Exercise objective:
Output each line exactly as it appears, skipping any embedded picture.

::::::::

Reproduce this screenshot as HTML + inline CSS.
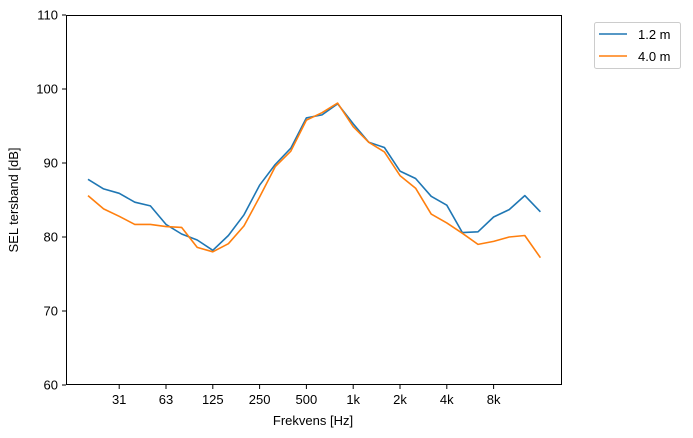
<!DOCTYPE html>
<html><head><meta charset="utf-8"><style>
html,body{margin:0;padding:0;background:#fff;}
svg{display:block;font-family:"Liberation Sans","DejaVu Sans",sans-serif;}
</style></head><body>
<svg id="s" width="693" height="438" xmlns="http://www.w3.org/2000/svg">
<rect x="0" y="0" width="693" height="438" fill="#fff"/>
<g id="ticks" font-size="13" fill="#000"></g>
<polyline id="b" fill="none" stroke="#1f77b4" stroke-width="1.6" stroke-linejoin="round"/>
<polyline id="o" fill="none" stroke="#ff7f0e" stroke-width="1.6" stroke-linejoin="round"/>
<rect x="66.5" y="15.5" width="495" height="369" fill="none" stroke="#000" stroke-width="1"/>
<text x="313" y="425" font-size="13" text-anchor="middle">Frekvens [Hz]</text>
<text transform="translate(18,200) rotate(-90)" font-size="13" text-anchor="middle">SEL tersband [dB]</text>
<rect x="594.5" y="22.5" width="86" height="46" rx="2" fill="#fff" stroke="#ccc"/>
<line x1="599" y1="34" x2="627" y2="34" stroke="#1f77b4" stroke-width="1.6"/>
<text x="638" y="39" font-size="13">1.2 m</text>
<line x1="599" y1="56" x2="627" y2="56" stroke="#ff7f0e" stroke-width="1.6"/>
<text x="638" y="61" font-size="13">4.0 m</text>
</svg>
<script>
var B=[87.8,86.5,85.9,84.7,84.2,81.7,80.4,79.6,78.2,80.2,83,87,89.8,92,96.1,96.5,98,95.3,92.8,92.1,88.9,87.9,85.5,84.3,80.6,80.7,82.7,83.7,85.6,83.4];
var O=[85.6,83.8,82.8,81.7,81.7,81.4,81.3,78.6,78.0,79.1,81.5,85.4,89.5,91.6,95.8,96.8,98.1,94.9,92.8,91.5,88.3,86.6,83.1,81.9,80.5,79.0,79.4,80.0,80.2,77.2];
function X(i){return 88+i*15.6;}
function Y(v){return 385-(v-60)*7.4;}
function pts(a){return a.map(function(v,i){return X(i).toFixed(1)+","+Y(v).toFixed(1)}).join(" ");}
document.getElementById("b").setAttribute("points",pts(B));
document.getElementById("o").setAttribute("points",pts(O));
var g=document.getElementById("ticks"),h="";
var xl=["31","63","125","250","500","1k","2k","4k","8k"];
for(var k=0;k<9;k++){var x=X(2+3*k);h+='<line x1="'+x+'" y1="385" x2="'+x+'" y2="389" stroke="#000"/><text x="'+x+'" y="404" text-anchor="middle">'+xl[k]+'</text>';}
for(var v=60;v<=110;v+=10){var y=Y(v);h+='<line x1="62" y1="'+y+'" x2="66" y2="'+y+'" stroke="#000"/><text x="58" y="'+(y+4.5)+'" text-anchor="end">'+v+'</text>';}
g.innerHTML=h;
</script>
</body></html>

::::::::

The answer:
Reproduce this screenshot as HTML + inline CSS.
<!DOCTYPE html>
<html><head><meta charset="utf-8"><style>
html,body{margin:0;padding:0;background:#fff;}
svg{display:block;font-family:"Liberation Sans","DejaVu Sans",sans-serif;}
</style></head><body>
<svg id="s" width="693" height="438" xmlns="http://www.w3.org/2000/svg">
<rect x="0" y="0" width="693" height="438" fill="#fff"/>
<g id="ticks" font-size="13" fill="#000"></g>
<polyline id="b" fill="none" stroke="#1f77b4" stroke-width="1.6" stroke-linejoin="round"/>
<polyline id="o" fill="none" stroke="#ff7f0e" stroke-width="1.6" stroke-linejoin="round"/>
<rect x="66.5" y="15.5" width="495" height="369" fill="none" stroke="#000" stroke-width="1"/>
<text x="313" y="425" font-size="13" text-anchor="middle">Frekvens [Hz]</text>
<text transform="translate(18,200) rotate(-90)" font-size="13" text-anchor="middle">SEL tersband [dB]</text>
<rect x="594.5" y="22.5" width="86" height="46" rx="2" fill="#fff" stroke="#ccc"/>
<line x1="599" y1="34" x2="627" y2="34" stroke="#1f77b4" stroke-width="1.6"/>
<text x="638" y="39" font-size="13">1.2 m</text>
<line x1="599" y1="56" x2="627" y2="56" stroke="#ff7f0e" stroke-width="1.6"/>
<text x="638" y="61" font-size="13">4.0 m</text>
</svg>
<script>
var B=[87.8,86.5,85.9,84.7,84.2,81.7,80.4,79.6,78.2,80.2,83,87,89.8,92,96.1,96.5,98,95.3,92.8,92.1,88.9,87.9,85.5,84.3,80.6,80.7,82.7,83.7,85.6,83.4];
var O=[85.6,83.8,82.8,81.7,81.7,81.4,81.3,78.6,78.0,79.1,81.5,85.4,89.5,91.6,95.8,96.8,98.1,94.9,92.8,91.5,88.3,86.6,83.1,81.9,80.5,79.0,79.4,80.0,80.2,77.2];
function X(i){return 88+i*15.6;}
function Y(v){return 385-(v-60)*7.4;}
function pts(a){return a.map(function(v,i){return X(i).toFixed(1)+","+Y(v).toFixed(1)}).join(" ");}
document.getElementById("b").setAttribute("points",pts(B));
document.getElementById("o").setAttribute("points",pts(O));
var g=document.getElementById("ticks"),h="";
var xl=["31","63","125","250","500","1k","2k","4k","8k"];
for(var k=0;k<9;k++){var x=X(2+3*k);h+='<line x1="'+x+'" y1="385" x2="'+x+'" y2="389" stroke="#000"/><text x="'+x+'" y="404" text-anchor="middle">'+xl[k]+'</text>';}
for(var v=60;v<=110;v+=10){var y=Y(v);h+='<line x1="62" y1="'+y+'" x2="66" y2="'+y+'" stroke="#000"/><text x="58" y="'+(y+4.5)+'" text-anchor="end">'+v+'</text>';}
g.innerHTML=h;
</script>
</body></html>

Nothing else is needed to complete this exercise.